Freedom of association, recruitment fees and migrant workers: snapshot of Taiwan
In November 2023, a delegation from Electronics Watch travelled to Taiwan to provide training for local monitoring partners Serve the People Association (SPA) and to learn more about the issues facing electronics workers there. These include discrimination against union members, difficulties faced by migrant workers in securing repayment of recruitment fees, poor living conditions and unfair wage deductions.
Electronics industries have been the driving force behind Taiwan's economic growth since the 1970s, and they employ a huge workforce that includes around 700,000 migrant workers. The country produces up to 90% of the world's most advanced microchips – a sector which accounts for 15% of its GDP. Its semiconductor industry is so crucial for global electronics hardware that it is considered a strategic player in questions of national security and trade.
Meanwhile, electronics workers in Taiwan still face systemic rights violations. The right to strike remains highly restricted, with workers allowed to strike only in "adjustment" disputes which include issues such as compensation and working schedules. Large companies frequently make it difficult for employees to organise a union through methods such as blacklisting union organisers from promotion or relocating them to other work divisions.
Our monitoring partner SPA has operated in Taiwan since 2014, supporting over 1600 migrant workers and operating three shelters for migrants where it helps them to organise and unionise. Capacity-building for the SPA team was the focus of the Electronics Watch visit: Aykut Kazanci, Manager of Monitoring Capacity, delivered training which covered conducting interviews with workers, evidence, grievances and reporting, as well as global trends in the electronics industry. Held at a SPA shelter where children of migrant workers come to be tutored, participants in the training included the SPA leadership as well as shelter staff from the Philippines, Vietnam and Indonesia who carry out monitoring and grievance handling. A Filipino worker also joined the brainstorming workshop, answering questions about her experiences and sharing her perspective.
During Aykut's visit, SPA also organized a broader meeting with several existing local trade unions (left). They discussed options to collaborate on joint projects to raise awareness among SMEs in the electronics industry, including on migrant worker issues. Leaders of one of the well-established electronics sector unions are mobilising their members to organise factory-level unions, while also encouraging them to participate in joint worker-management committees.
Aykut also had the opportunity to meet with two newly established unions, formed by migrant workers at the factory level. SPA is guiding them on how to keep the unions active while they negotiate an agreement with employers, made more urgent by company plans to relocate a specific plant overseas, which would leave workers without jobs. This agreement will also cover key issues such as repayment to migrant workers of recruitment fees and related costs, and avoiding discrimination due to union membership. But while the agreement is being negotiated, workers fear that they will be blacklisted by recruitment agents for their union membership, meaning they won't be able to find jobs later.
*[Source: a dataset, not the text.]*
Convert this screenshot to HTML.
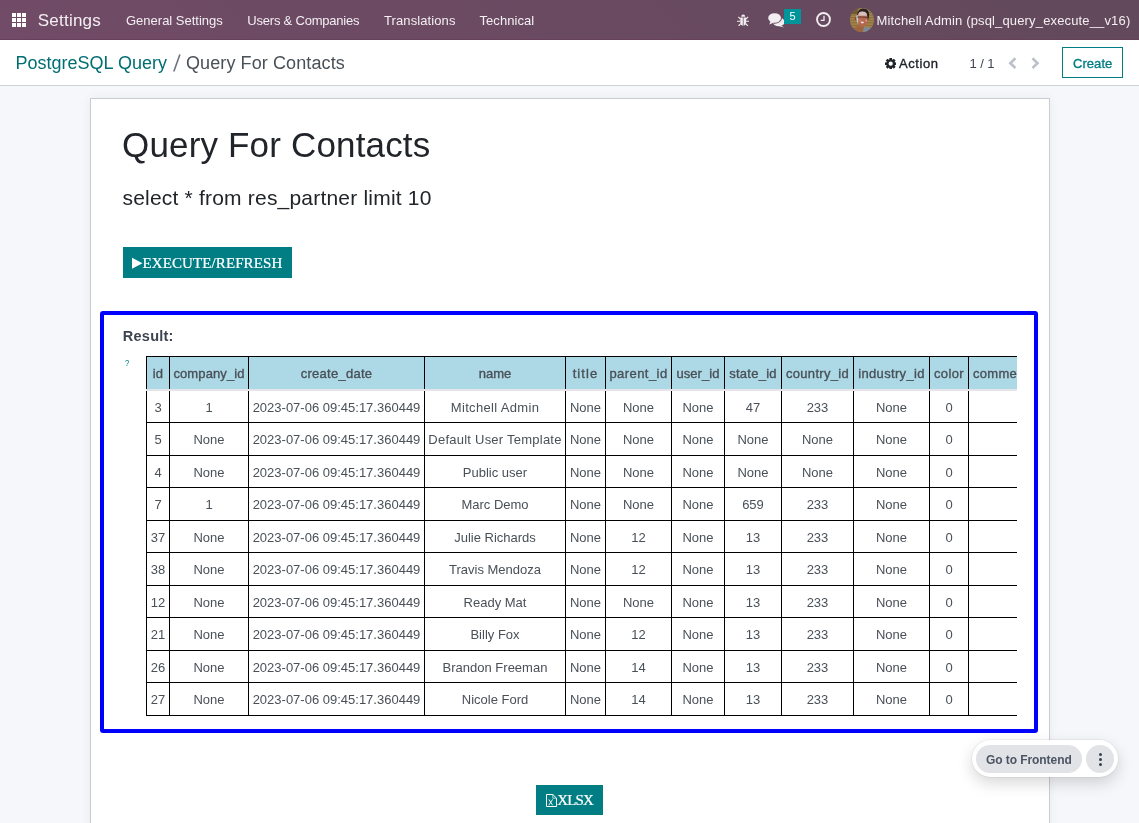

Recruitment fees among major manufacturers in Taiwan were phased out a few years ago thanks to strict requirements from buyers, but many workers are still waiting to be repaid from previous employment. And while some companies have committed to repaying local service fees of about 2,000 USD collected by recruitment agents in Taiwan, they are reluctant to offer repayment of fees paid by workers in their countries of origin, which remain common. These amount to as much as 1,500 USD each, plus about 50% interest on loans, and it is difficult for workers to provide hard evidence to prove how much they paid.
It is legal in Taiwan to deduct dormitory and electricity fees from wages, but workers complained about poor living conditions and questioned why the electricity deduction for air conditioning was sometimes raised tenfold, for example when dormitory subcontractors are changed. To put this in perspective, monthly wages are about 700 USD, of which approximately one third goes to agency fees, accommodation, and electricity.
Electronics Watch will continue to work with local monitoring partners and workers to drive change, helping workers to voice complaints and secure remedy wherever breaches of labour rights occur.